In my case, valid CSV are ones delimited by either comma or semi-colon. I am open to other libraries, but it needs to be Java. Reading through the Apache CSVParser API, the only thing I can think is to do this which seems inefficient and ugly.
try
{
BufferedReader reader = new BufferedReader(new InputStreamReader(file));
CSVFormat csvFormat = CSVFormat.EXCEL.withHeader().withDelimiter(';');
CSVParser parser = csvFormat.parse( reader );
// now read the records
}
catch (IOException eee)
{
try
{
// try the other valid delimeter
csvFormat = CSVFormat.EXCEL.withHeader().withDelimiter(',');
parser = csvFormat.parse( reader );
// now read the records
}
catch (IOException eee)
{
// then its really not a valid CSV file
}
}
Is there a way to check the delimiter first, or perhaps allow two delimiters? Anyone have a better idea than just catching an exception?

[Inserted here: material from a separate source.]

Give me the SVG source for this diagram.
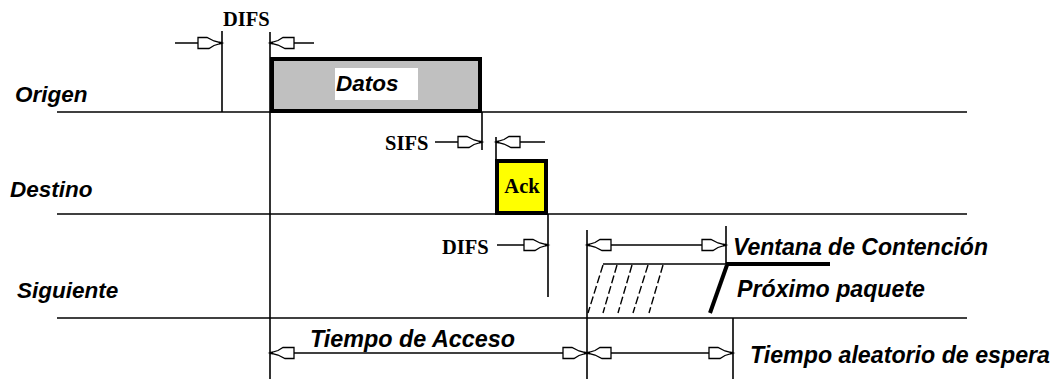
<svg xmlns="http://www.w3.org/2000/svg" width="1057" height="379" viewBox="0 0 1057 379">
<style>
.ln{stroke:#000;stroke-width:1.6;fill:none}
.ar{stroke:#000;stroke-width:1.4;fill:none;marker-end:url(#hd)}
.ar2{stroke:#000;stroke-width:1.4;fill:none;marker-end:url(#hd);marker-start:url(#hd)}
.lbl{font-family:"Liberation Sans",Arial,sans-serif;font-weight:bold;font-style:italic;font-size:22.5px;fill:#000}
.big{font-family:"Liberation Sans",Arial,sans-serif;font-weight:bold;font-style:italic;font-size:23px;fill:#000}
.ser{font-family:"Liberation Serif","Times New Roman",serif;font-weight:bold;font-size:20.5px;fill:#000}
.thick{stroke:#000;stroke-width:4;fill:none}
.hatch{stroke:#000;stroke-width:1.4;stroke-dasharray:8 3;fill:none}
</style>
<defs>
<marker id="hd" markerUnits="userSpaceOnUse" markerWidth="28" markerHeight="16" refX="0" refY="0" viewBox="-26 -8 28 16" orient="auto-start-reverse" overflow="visible">
<polygon points="-24,-5.5 -15,-5.5 -8,-2 0,0 -8,2.5 -13,5.5 -24,5.5" fill="#fff" stroke="#000" stroke-width="1.3"/>
<line x1="-3" y1="0" x2="0" y2="0" stroke="#000" stroke-width="2.5"/>
</marker>
</defs>
<rect width="1057" height="379" fill="#fff"/>

<g id="timelines">
<line class="ln" x1="57" y1="112" x2="967" y2="112"/>
<line class="ln" x1="57" y1="214" x2="967" y2="214"/>
<line class="ln" x1="57" y1="318" x2="967" y2="318"/>
</g>

<g id="labels">
<text class="lbl" x="15" y="102">Origen</text>
<text class="lbl" x="10" y="197">Destino</text>
<text class="lbl" x="17" y="298">Siguiente</text>
</g>

<g id="datos">
<rect x="272" y="59" width="208" height="52" fill="#c0c0c0" stroke="#000" stroke-width="4"/>
<rect x="335" y="68" width="83" height="32" fill="#fff"/>
<text class="lbl" x="336" y="91">Datos</text>
</g>

<g id="ack">
<rect x="497" y="161" width="49" height="52" fill="#ffff00" stroke="#000" stroke-width="4"/>
<text class="ser" x="522" y="193" text-anchor="middle">Ack</text>
</g>

<g id="connectors">
<line class="ln" x1="222" y1="31" x2="222" y2="112"/>
<line class="ln" x1="270" y1="32" x2="270" y2="379"/>
<line class="ln" x1="482" y1="112" x2="482" y2="150"/>
<line class="ln" x1="496" y1="137" x2="496" y2="160"/>
<line class="ln" x1="548" y1="214" x2="548" y2="297"/>
<line class="ln" x1="587" y1="230" x2="587" y2="379"/>
<line class="ln" x1="726" y1="226" x2="726" y2="264"/>
<line class="ln" x1="733" y1="318" x2="733" y2="379"/>
<line class="ar" x1="175" y1="43" x2="222" y2="43"/>
<line class="ar" x1="314" y1="43" x2="270" y2="43"/>
<line class="ar" x1="435" y1="142" x2="482" y2="142"/>
<line class="ar" x1="545" y1="142" x2="496" y2="142"/>
<line class="ar" x1="497" y1="245" x2="548" y2="245"/>
<line class="ar2" x1="587" y1="245" x2="726" y2="245"/>
<line class="ar2" x1="270" y1="353" x2="587" y2="353"/>
<line class="ar2" x1="587" y1="353" x2="733" y2="353"/>
<line class="ln" x1="603" y1="264" x2="726" y2="264"/>
<line class="thick" x1="726" y1="264" x2="830" y2="264"/>
<line class="thick" x1="727" y1="265" x2="710" y2="313"/>
<line class="hatch" x1="603" y1="265" x2="588" y2="313"/>
<line class="hatch" x1="617" y1="265" x2="603" y2="313"/>
<line class="hatch" x1="632" y1="265" x2="618" y2="313"/>
<line class="hatch" x1="648" y1="265" x2="633" y2="313"/>
<line class="hatch" x1="663" y1="265" x2="649" y2="313"/>
</g>

<g id="annotations">
<text class="ser" x="223" y="26">DIFS</text>
<text class="ser" x="385" y="150">SIFS</text>
<text class="ser" x="442" y="254">DIFS</text>
<text class="big" x="733" y="255" textLength="255" lengthAdjust="spacingAndGlyphs">Ventana de Contención</text>
<text class="big" x="737" y="297" textLength="188" lengthAdjust="spacingAndGlyphs">Próximo paquete</text>
<text class="big" x="310" y="347" textLength="205" lengthAdjust="spacingAndGlyphs">Tiempo de Acceso</text>
<text class="big" x="750" y="363" textLength="300" lengthAdjust="spacingAndGlyphs">Tiempo aleatorio de espera</text>
</g>
</svg>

We built support for this in uniVocity-parsers:
public static void main(String... args) {
CsvParserSettings settings = new CsvParserSettings();
settings.setDelimiterDetectionEnabled(true);
CsvParser parser = new CsvParser(settings);
List<String[]> rows = parser.parseAll(file);
}
The parser has many more features that I'm sure you will find useful. Give it a try.
Disclaimer: I'm the author of this library, it's open source and free (apache 2.0 license)